Your answer should be one number: how many lines of the data include the string "Reproduce"?
++++ Dataset rows
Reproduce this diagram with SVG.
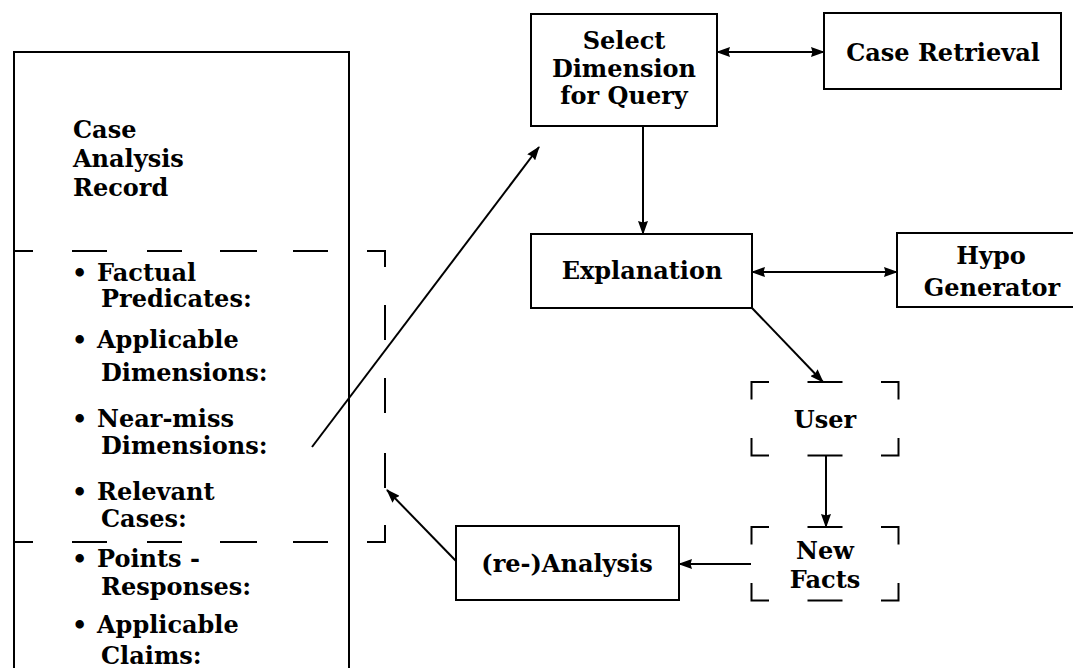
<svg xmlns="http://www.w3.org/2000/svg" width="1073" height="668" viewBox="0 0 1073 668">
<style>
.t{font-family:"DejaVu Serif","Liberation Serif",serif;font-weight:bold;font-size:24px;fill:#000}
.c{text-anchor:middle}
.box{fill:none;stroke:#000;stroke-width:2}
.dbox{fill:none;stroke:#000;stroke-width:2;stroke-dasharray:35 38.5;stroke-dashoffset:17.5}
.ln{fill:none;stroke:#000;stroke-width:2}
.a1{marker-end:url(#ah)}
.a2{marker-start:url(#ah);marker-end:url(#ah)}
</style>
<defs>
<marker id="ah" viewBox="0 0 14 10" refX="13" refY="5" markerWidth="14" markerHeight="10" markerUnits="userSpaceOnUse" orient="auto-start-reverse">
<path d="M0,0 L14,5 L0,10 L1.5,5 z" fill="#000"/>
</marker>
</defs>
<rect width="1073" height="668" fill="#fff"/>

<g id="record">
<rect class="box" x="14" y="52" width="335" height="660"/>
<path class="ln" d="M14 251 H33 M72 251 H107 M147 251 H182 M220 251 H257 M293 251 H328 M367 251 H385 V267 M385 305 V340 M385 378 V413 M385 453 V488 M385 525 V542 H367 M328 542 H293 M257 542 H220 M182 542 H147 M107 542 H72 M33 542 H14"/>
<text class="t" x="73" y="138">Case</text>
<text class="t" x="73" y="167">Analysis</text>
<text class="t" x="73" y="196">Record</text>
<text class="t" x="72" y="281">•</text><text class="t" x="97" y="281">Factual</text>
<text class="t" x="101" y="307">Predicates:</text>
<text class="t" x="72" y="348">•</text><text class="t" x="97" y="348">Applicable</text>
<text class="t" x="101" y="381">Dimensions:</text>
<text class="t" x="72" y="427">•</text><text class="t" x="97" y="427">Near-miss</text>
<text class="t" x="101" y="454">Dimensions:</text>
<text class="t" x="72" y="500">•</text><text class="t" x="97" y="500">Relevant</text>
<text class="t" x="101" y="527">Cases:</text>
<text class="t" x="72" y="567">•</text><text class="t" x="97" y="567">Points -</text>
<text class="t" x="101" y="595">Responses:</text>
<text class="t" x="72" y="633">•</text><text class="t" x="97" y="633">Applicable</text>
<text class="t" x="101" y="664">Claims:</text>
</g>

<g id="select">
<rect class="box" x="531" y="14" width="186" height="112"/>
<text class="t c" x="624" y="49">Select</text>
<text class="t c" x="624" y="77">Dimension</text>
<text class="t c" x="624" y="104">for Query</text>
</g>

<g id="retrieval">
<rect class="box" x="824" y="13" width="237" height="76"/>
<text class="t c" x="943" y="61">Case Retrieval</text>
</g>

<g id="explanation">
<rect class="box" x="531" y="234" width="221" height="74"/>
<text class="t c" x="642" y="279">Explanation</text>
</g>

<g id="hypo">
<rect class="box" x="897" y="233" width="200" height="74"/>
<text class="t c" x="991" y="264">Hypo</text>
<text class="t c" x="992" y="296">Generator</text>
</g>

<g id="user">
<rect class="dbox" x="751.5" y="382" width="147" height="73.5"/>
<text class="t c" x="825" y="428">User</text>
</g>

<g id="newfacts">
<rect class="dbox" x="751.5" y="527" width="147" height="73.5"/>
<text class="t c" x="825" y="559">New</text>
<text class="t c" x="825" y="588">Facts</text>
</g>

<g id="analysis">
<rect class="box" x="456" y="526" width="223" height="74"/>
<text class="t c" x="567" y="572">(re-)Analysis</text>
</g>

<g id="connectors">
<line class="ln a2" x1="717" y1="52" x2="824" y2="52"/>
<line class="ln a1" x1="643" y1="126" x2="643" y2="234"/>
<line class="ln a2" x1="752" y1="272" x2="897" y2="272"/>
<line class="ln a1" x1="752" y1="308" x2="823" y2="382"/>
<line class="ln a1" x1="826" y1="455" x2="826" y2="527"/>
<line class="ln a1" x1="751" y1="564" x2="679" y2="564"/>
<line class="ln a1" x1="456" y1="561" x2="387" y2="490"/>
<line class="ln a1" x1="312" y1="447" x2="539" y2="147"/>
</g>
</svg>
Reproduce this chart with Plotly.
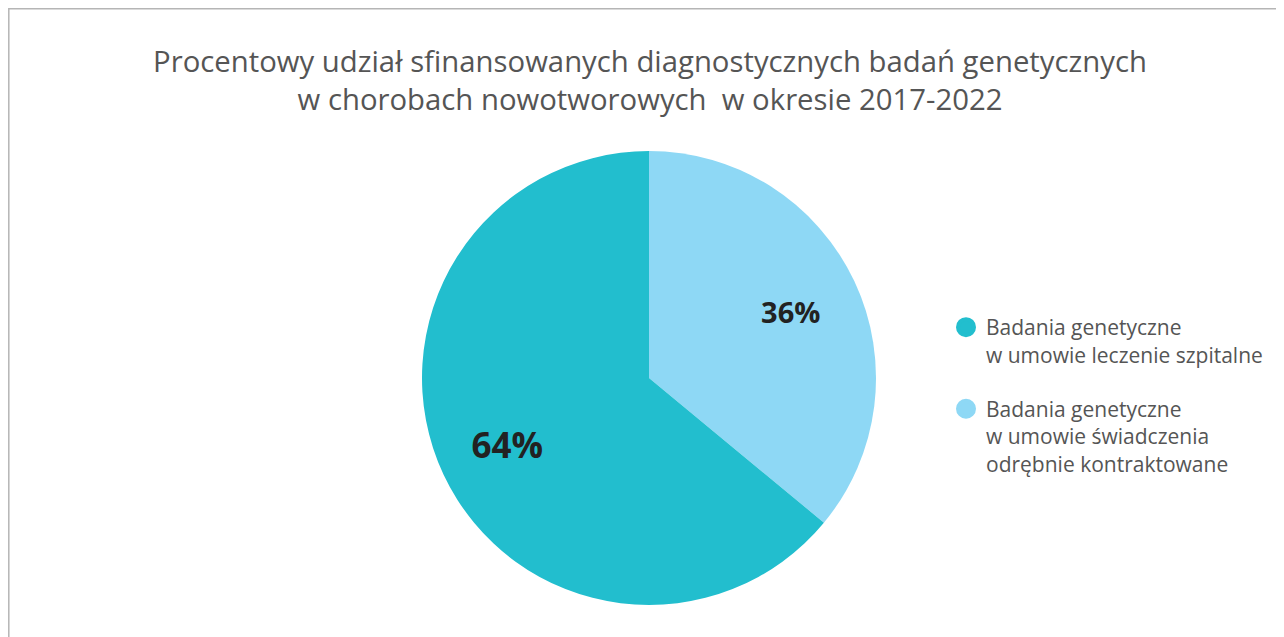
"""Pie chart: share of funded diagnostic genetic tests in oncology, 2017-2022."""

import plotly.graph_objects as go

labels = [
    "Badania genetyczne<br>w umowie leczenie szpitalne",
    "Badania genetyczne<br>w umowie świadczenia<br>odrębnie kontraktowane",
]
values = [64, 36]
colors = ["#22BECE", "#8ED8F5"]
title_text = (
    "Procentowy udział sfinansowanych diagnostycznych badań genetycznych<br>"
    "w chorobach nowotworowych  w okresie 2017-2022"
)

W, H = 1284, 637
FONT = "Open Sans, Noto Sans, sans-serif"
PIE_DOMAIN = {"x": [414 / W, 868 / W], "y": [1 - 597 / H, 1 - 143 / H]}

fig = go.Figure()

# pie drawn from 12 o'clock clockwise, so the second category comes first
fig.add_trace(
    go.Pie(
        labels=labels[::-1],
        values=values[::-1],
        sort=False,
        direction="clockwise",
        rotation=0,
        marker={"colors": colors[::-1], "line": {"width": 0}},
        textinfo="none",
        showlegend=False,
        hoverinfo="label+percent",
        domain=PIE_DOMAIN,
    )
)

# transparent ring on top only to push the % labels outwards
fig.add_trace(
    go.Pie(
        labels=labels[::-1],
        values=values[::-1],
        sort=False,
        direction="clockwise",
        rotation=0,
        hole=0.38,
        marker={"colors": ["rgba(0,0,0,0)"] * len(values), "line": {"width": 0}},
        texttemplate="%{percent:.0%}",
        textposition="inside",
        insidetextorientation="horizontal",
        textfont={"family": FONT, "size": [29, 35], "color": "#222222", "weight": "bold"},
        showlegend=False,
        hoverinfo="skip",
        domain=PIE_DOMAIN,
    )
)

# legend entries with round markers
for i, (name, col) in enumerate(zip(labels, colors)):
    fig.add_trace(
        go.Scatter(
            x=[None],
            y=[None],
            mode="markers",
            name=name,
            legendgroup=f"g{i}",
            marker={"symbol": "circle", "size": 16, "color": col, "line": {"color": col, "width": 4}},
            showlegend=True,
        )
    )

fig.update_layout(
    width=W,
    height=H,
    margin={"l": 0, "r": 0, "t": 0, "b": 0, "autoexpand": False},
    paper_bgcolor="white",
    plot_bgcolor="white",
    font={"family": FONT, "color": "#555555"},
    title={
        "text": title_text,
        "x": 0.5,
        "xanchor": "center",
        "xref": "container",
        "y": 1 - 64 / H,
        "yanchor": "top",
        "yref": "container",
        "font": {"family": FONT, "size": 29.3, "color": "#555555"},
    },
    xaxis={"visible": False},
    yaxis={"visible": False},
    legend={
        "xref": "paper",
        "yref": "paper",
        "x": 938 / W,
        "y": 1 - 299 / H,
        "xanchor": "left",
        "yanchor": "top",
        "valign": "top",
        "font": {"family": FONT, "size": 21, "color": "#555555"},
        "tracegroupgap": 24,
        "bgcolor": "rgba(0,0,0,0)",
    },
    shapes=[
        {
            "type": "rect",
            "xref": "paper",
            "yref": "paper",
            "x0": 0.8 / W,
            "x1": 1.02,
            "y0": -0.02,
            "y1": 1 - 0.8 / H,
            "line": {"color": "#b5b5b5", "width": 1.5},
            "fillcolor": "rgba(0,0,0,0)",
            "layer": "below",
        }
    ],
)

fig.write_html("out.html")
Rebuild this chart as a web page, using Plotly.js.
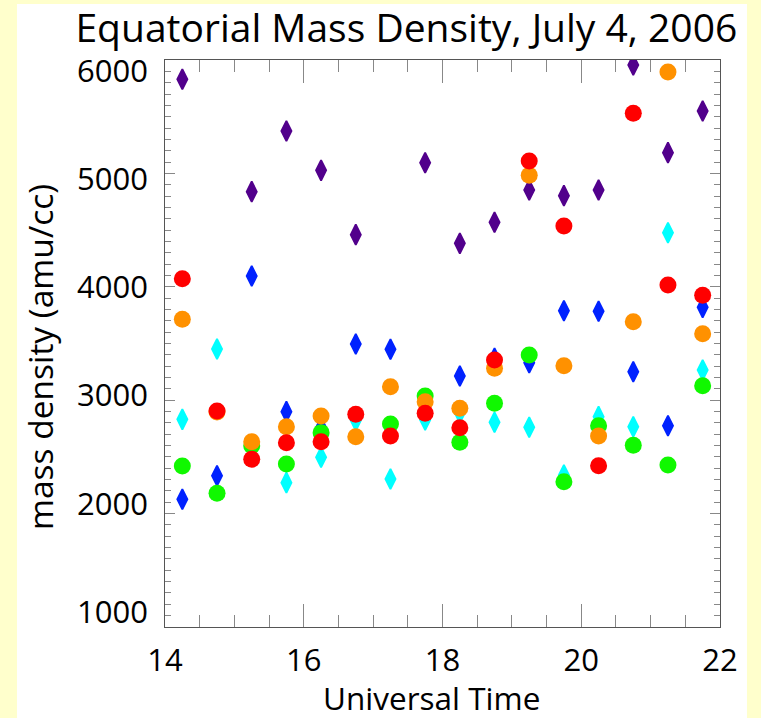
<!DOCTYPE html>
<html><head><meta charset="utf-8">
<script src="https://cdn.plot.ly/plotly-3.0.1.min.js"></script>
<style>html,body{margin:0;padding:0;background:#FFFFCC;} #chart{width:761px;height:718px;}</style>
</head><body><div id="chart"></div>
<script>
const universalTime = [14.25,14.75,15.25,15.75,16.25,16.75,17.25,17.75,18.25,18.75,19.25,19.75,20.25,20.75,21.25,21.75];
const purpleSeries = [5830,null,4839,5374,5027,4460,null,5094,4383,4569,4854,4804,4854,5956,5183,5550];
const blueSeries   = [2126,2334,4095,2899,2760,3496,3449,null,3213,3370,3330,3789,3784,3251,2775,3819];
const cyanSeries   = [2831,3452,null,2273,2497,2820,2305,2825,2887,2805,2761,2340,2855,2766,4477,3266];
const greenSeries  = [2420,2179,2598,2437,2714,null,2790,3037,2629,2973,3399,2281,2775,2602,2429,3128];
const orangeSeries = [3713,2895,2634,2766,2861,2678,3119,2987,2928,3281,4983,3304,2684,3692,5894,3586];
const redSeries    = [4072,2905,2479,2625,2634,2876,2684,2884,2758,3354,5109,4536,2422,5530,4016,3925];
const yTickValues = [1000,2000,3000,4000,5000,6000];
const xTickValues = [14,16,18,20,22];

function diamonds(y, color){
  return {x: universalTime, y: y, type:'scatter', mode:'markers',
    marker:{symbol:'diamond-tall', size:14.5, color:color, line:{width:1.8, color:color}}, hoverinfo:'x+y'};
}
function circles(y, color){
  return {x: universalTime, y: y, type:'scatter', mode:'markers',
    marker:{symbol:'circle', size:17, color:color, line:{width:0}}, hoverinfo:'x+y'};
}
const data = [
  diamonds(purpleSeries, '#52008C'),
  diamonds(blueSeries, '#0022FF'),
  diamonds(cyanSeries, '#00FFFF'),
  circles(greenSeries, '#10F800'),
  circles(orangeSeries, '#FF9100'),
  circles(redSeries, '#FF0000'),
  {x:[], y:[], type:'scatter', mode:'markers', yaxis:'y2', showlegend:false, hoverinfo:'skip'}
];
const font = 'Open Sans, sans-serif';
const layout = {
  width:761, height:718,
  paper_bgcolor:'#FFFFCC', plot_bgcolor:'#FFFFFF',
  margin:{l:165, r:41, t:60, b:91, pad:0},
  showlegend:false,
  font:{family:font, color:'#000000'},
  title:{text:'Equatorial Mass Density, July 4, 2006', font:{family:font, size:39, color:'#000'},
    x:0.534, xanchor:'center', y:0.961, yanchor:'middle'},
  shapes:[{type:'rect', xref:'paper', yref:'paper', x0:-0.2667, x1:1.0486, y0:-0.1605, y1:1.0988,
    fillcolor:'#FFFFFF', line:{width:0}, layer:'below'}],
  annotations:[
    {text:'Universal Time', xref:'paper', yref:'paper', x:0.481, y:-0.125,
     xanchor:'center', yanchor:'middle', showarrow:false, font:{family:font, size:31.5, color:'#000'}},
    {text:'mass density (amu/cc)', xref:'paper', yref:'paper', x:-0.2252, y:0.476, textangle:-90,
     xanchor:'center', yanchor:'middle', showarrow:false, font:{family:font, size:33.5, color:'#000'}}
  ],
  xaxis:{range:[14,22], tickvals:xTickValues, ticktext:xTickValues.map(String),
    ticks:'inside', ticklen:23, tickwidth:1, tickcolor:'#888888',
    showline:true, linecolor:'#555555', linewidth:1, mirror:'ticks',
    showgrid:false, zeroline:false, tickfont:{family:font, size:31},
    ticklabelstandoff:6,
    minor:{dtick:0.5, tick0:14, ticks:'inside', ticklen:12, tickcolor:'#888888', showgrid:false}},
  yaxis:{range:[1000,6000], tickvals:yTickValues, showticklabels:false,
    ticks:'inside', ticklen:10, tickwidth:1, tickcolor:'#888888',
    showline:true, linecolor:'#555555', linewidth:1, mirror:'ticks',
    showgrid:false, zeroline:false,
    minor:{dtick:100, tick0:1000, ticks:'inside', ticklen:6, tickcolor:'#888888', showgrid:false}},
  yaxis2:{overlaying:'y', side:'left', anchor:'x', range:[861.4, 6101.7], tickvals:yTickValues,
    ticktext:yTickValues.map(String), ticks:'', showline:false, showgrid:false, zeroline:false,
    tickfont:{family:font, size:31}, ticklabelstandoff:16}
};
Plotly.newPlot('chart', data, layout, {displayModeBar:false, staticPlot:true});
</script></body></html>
++++++++
▶ **Solution**
2